As Michael Wood wrote in The New York Times Book Review section, Carver "has done what many of the most gifted writers fail to do. He has invented a country of his own, like no other except that very world, as Wordsworth said, which is the world to all of us."

"Cathedral" is Carver's fifth story collection. By 1983 he had survived divorce, hard drinking and the kind of success that doesn't always mean money in the bank. It's no wonder that, as critic Petri Liukkonen wrote, Carver's stories are studies of "the quiet desperation of the white- and blue-collar workers, salesmen, waitresses, and their sense of betrayal and unableness to express themselves."

The story "A Small, Good Thing," for example, tells the story of a couple trying to cope both with loss and the badgering of a baker to whom they owe money. Included in Robert Altman's filmed version of Carver's work, 1993's "Short Cuts," the story climaxes with a confrontation that is as poignant as it is painful:

"It was warm inside the bakery. Howard stood up from the table and took off his coat. He helped Ann from her coat. The baker looked at them for a minute and then nodded and got up from the table. He went to the oven and turned off some switches. He found cups and poured coffee from an electric coffee-maker. He put a carton of coffee of cream on the table, and a bowl of sugar.

" 'You probably need to eat something,' the baker said. 'I hope you'll eat some of my hot rolls. You have to eat and keep going. Eating is a small, good thing in a time like this,' he said."

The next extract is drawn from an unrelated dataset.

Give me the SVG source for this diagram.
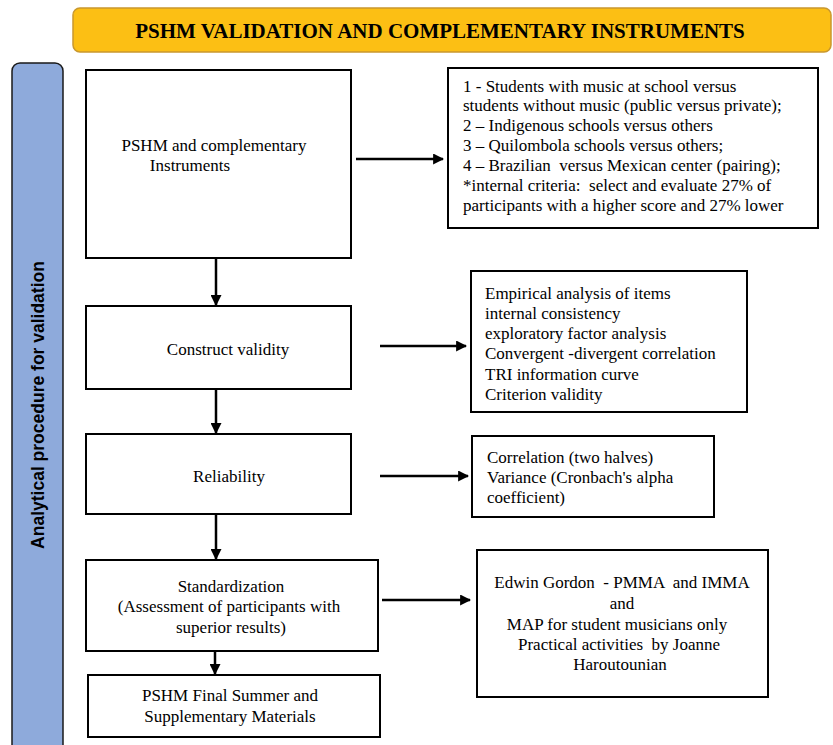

"The Compartment" is about a man on a train in France, bound to Germany where he plans to connect with the son he lost during a difficult divorce. But a series of events causes the man, who is more of an observer than an actual occupant of his own life, to rethink the scheduled meeting.

"Vitamins" involves a man working at a nothing job, the woman he lives with who struggles to sell vitamins, and the woman's employee, for whom the man has "the hots." The randomness of the potential affair gets interrupted by the even more random nature of a drunk Vietnam veteran's intervention.

And so on.

"Carver is showing us at least part of the truth about a segment of American experience few of our writers trouble to notice," wrote Irving Howe in the New York Times. "(A)t his best he is probing, as many American writers have done before, the waste and destructiveness that prevail beneath the affluence of American life."

Washington post book critic Jonathan Yardley was, if anything, even more effusive: "Cathedral" is a "dozen stories that overflow with the danger, excitement, mystery and possibility of life," he wrote. "Carver is a writer of astonishing compassion and honesty ... his eye set only on describing and revealing the world as he sees it. His eye is so clear, it almost breaks your heart."

Carver died in 1988 in Port Angeles, Wash. At the end, married to Tess Gallagher, established as a professor of writing at Syracuse University and universally accepted as a modern master of the short story, he'd found a measure of peace.

The characters in his stories, though, trudge on. They drink, love and fight, trying to make their way in a threatening world that, at least on occasion, is filled with the kinds of small joys - hot rolls, maybe - that keep them hoping that something better is just over the next rise in the road.